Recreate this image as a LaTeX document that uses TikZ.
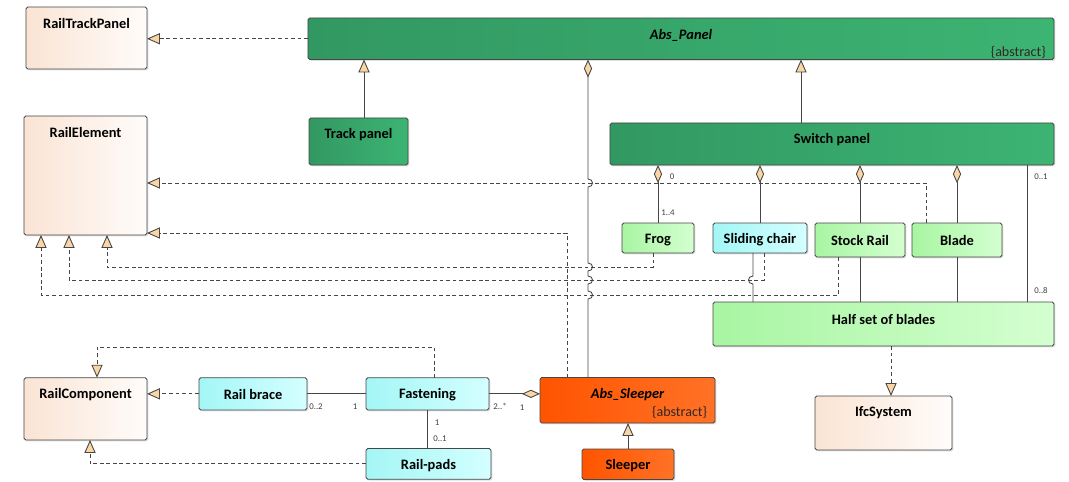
\documentclass[tikz,border=0pt]{standalone}
\usepackage{fontspec}
\setmainfont{Carlito}
\usetikzlibrary{arrows.meta,shadows}

\definecolor{boxline}{RGB}{70,70,70}
\definecolor{conline}{RGB}{70,70,70}
\definecolor{tipfill}{RGB}{250,214,165}
\definecolor{beigeL}{RGB}{250,228,212}
\definecolor{beigeR}{RGB}{255,252,250}
\definecolor{pineL}{RGB}{50,152,98}
\definecolor{pineR}{RGB}{60,180,114}
\definecolor{limeL}{RGB}{168,245,162}
\definecolor{limeR}{RGB}{212,255,208}
\definecolor{aquaL}{RGB}{164,246,246}
\definecolor{aquaR}{RGB}{212,255,255}
\definecolor{rustL}{RGB}{255,84,0}
\definecolor{rustR}{RGB}{255,114,38}
\definecolor{abstext}{RGB}{50,40,35}
\definecolor{multtext}{RGB}{60,60,60}

\begin{document}
\begin{tikzpicture}[x=0.03cm, y=-0.03cm,
        cls/.style = {draw=boxline, line width=0.7pt, rounded corners=1.5pt,
            inner sep=0pt, outer sep=0pt,
            drop shadow={shadow xshift=1.2pt, shadow yshift=-1.2pt, opacity=0.25}},
        ifcbox/.style = {cls, left color=beigeL, right color=beigeR},
        panelbox/.style = {cls, left color=pineL, right color=pineR},
        partbox/.style = {cls, left color=limeL, right color=limeR},
        compbox/.style = {cls, left color=aquaL, right color=aquaR},
        sleeperbox/.style = {cls, left color=rustL, right color=rustR},
        title/.style = {anchor=center, yshift=-0.51cm, inner sep=0pt,
            font=\fontsize{12.3}{14}\selectfont\bfseries},
        abst/.style = {anchor=east, inner sep=0pt, text=abstext,
            font=\fontsize{12}{14}\selectfont},
        mult/.style = {inner sep=0pt, text=multtext,
            font=\fontsize{7.5}{8}\selectfont},
        assoc/.style = {draw=conline, line width=0.75pt},
        gen/.style = {assoc, -{Triangle[length=11pt, width=9.5pt, fill=tipfill]}},
        real/.style = {gen, dash pattern=on 3.2pt off 2.4pt},
        agg/.style = {assoc, -{Diamond[length=15.5pt, width=7pt, fill=tipfill]}}]

    \useasboundingbox (0,0) rectangle (1069,482);

    % IFC classes
    \node[ifcbox, minimum width=3.63cm, minimum height=1.86cm,
        label={[title]north:RailTrackPanel}] (rtp) at (86.5,38) {};
    \node[ifcbox, minimum width=3.69cm, minimum height=3.57cm,
        label={[title]north:RailElement}] (railE) at (85.5,175.5) {};
    \node[ifcbox, minimum width=3.69cm, minimum height=1.87cm,
        label={[title]north:RailComponent}] (railC) at (85.5,408.85) {};
    \node[ifcbox, minimum width=4.11cm, minimum height=1.62cm,
        label={[title]north:IfcSystem}] (ifc) at (883.5,423) {};

    % Panels
    \node[panelbox, minimum width=22.38cm, minimum height=1.245cm,
        label={[title, font=\fontsize{12.3}{14}\selectfont\bfseries\itshape]north:Abs\_Panel},
        label={[abst, xshift=-0.24cm, yshift=0.21cm]south east:\{abstract\}}] (absP) at (681,38.75) {};
    \node[panelbox, minimum width=2.97cm, minimum height=1.41cm,
        label={[title]north:Track panel}] (trackP) at (358.5,141.5) {};
    \node[panelbox, minimum width=13.32cm, minimum height=1.26cm,
        label={[title]north:Switch panel}] (switchP) at (832,144) {};

    % Switch parts
    \node[partbox, minimum width=2.16cm, minimum height=0.9cm,
        label={[title]north:Frog}] (frog) at (658,238) {};
    \node[compbox, minimum width=2.82cm, minimum height=0.9cm,
        label={[title]north:Sliding chair}] (slide) at (760,238) {};
    \node[partbox, minimum width=2.7cm, minimum height=1.02cm,
        label={[title]north:Stock Rail}] (stock) at (860,240) {};
    \node[partbox, minimum width=2.7cm, minimum height=1.02cm,
        label={[title]north:Blade}] (blade) at (957,240) {};
    \node[partbox, minimum width=10.23cm, minimum height=1.32cm,
        label={[title]north:Half set of blades}] (half) at (883.5,324) {};

    % Sleepers
    \node[sleeperbox, minimum width=5.25cm, minimum height=1.365cm,
        label={[title, font=\fontsize{12.3}{14}\selectfont\bfseries\itshape]north:Abs\_Sleeper},
        label={[abst, xshift=-0.23cm, yshift=0.33cm]south east:\{abstract\}}] (absSl) at (627.5,400.25) {};
    \node[sleeperbox, minimum width=2.76cm, minimum height=0.915cm,
        label={[title]north:Sleeper}] (sleeper) at (628,464.25) {};

    % Components
    \node[compbox, minimum width=3.24cm, minimum height=0.97cm,
        label={[title]north:Rail brace}] (brace) at (253,393.85) {};
    \node[compbox, minimum width=3.69cm, minimum height=0.97cm,
        label={[title]north:Fastening}] (fast) at (427.5,393.85) {};
    \node[compbox, minimum width=3.75cm, minimum height=0.924cm,
        label={[title]north:Rail-pads}] (pads) at (428.5,463.9) {};

    % Connector lanes and bends
    \coordinate (gTP) at (364,0);
    \coordinate (gSP) at (801,0);
    \coordinate (aSl) at (588,0);
    \coordinate (aSc) at (753,0);
    \coordinate (aSw) at (1027,0);
    \coordinate (rHs) at (891,0);
    \coordinate (rSl) at (567,233);
    \coordinate (rBl) at (926,183);
    \coordinate (rFr) at (653,267);
    \coordinate (eFr) at (107,267);
    \coordinate (rSc) at (764,280);
    \coordinate (eSc) at (69,280);
    \coordinate (rSr) at (838,295);
    \coordinate (eSr) at (41,295);
    \coordinate (rFa) at (434,347);
    \coordinate (eFa) at (97,347);
    \coordinate (ePd) at (90,0);

    % Generalizations
    \draw[gen] (trackP.north -| gTP) -- (absP.south -| gTP);
    \draw[gen] (switchP.north -| gSP) -- (absP.south -| gSP);
    \draw[gen] (sleeper.north) -- (sleeper.north |- absSl.south);

    % Realizations
    \draw[real] (absP.west) -- (absP.west -| rtp.east);
    \draw[real] (blade.north -| rBl) |- (railE.east |- rBl);
    \draw[real] (absSl.north -| rSl) |- (railE.east |- rSl);
    \draw[real] (frog.south -| rFr) -- (rFr) -- (eFr) -- (railE.south -| eFr);
    \draw[real] (slide.south -| rSc) -- (rSc) -- (eSc) -- (railE.south -| eSc);
    \draw[real] (stock.south -| rSr) -- (rSr) -- (eSr) -- (railE.south -| eSr);
    \draw[real] (half.south -| rHs) -- (ifc.north -| rHs);
    \draw[real] (brace.west) -- (brace.west -| railC.east);
    \draw[real] (fast.north -| rFa) -- (rFa) -- (eFa) -- (railC.north -| eFa);
    \draw[real] (pads.west) -| (railC.south -| ePd);

    % Aggregations
    \draw[agg] (absSl.north -| aSl) -- (588,299)
        .. controls +(6,0) and +(6,0) .. (588,291) -- (588,284)
        .. controls +(6,0) and +(6,0) .. (588,276) -- (588,271)
        .. controls +(6,0) and +(6,0) .. (588,263) -- (588,187)
        .. controls +(6,0) and +(6,0) .. (588,179) -- (absP.south -| aSl);
    \draw[agg] (frog.north) -- (frog.north |- switchP.south);
    \draw[agg] (slide.north) -- (slide.north |- switchP.south);
    \draw[agg] (stock.north) -- (stock.north |- switchP.south);
    \draw[agg] (blade.north) -- (blade.north |- switchP.south);
    \draw[agg] (fast.east) -- (fast.east -| absSl.west);

    % Associations
    \draw[assoc] (slide.south -| aSc) -- (753,276)
        .. controls +(-6,0) and +(-6,0) .. (753,284) -- (half.north -| aSc);
    \draw[assoc] (stock.south) -- (stock.south |- half.north);
    \draw[assoc] (blade.south) -- (blade.south |- half.north);
    \draw[assoc] (switchP.south -| aSw) -- (half.north -| aSw);
    \draw[assoc] (brace.east) -- (fast.west);
    \draw[assoc] (fast.south) -- (pads.north -| fast.south);

    % Multiplicities
    \node[mult] (mFr0) at (672,177) {0};
    \node[mult] (mFr1) at (668,213) {1..4};
    \node[mult] (mSw0) at (1041,177) {0..1};
    \node[mult] (mSw1) at (1041,291) {0..8};
    \node[mult] (mBr0) at (316,407) {0..2};
    \node[mult] (mBr1) at (355,407) {1};
    \node[mult] (mSl0) at (500,406) {2..*};
    \node[mult] (mSl1) at (522,408) {1};
    \node[mult] (mPd0) at (437,423) {1};
    \node[mult] (mPd1) at (440,439) {0..1};

\end{tikzpicture}
\end{document}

........

Give again, word for word, every line from the top of the data above to the line holding "(0,0) rectangle (1069,482);", inclusive, with the pictures left out.

Recreate this image as a LaTeX document that uses TikZ.
\documentclass[tikz,border=0pt]{standalone}
\usepackage{fontspec}
\setmainfont{Carlito}
\usetikzlibrary{arrows.meta,shadows}

\definecolor{boxline}{RGB}{70,70,70}
\definecolor{conline}{RGB}{70,70,70}
\definecolor{tipfill}{RGB}{250,214,165}
\definecolor{beigeL}{RGB}{250,228,212}
\definecolor{beigeR}{RGB}{255,252,250}
\definecolor{pineL}{RGB}{50,152,98}
\definecolor{pineR}{RGB}{60,180,114}
\definecolor{limeL}{RGB}{168,245,162}
\definecolor{limeR}{RGB}{212,255,208}
\definecolor{aquaL}{RGB}{164,246,246}
\definecolor{aquaR}{RGB}{212,255,255}
\definecolor{rustL}{RGB}{255,84,0}
\definecolor{rustR}{RGB}{255,114,38}
\definecolor{abstext}{RGB}{50,40,35}
\definecolor{multtext}{RGB}{60,60,60}

\begin{document}
\begin{tikzpicture}[x=0.03cm, y=-0.03cm,
        cls/.style = {draw=boxline, line width=0.7pt, rounded corners=1.5pt,
            inner sep=0pt, outer sep=0pt,
            drop shadow={shadow xshift=1.2pt, shadow yshift=-1.2pt, opacity=0.25}},
        ifcbox/.style = {cls, left color=beigeL, right color=beigeR},
        panelbox/.style = {cls, left color=pineL, right color=pineR},
        partbox/.style = {cls, left color=limeL, right color=limeR},
        compbox/.style = {cls, left color=aquaL, right color=aquaR},
        sleeperbox/.style = {cls, left color=rustL, right color=rustR},
        title/.style = {anchor=center, yshift=-0.51cm, inner sep=0pt,
            font=\fontsize{12.3}{14}\selectfont\bfseries},
        abst/.style = {anchor=east, inner sep=0pt, text=abstext,
            font=\fontsize{12}{14}\selectfont},
        mult/.style = {inner sep=0pt, text=multtext,
            font=\fontsize{7.5}{8}\selectfont},
        assoc/.style = {draw=conline, line width=0.75pt},
        gen/.style = {assoc, -{Triangle[length=11pt, width=9.5pt, fill=tipfill]}},
        real/.style = {gen, dash pattern=on 3.2pt off 2.4pt},
        agg/.style = {assoc, -{Diamond[length=15.5pt, width=7pt, fill=tipfill]}}]

    \useasboundingbox (0,0) rectangle (1069,482);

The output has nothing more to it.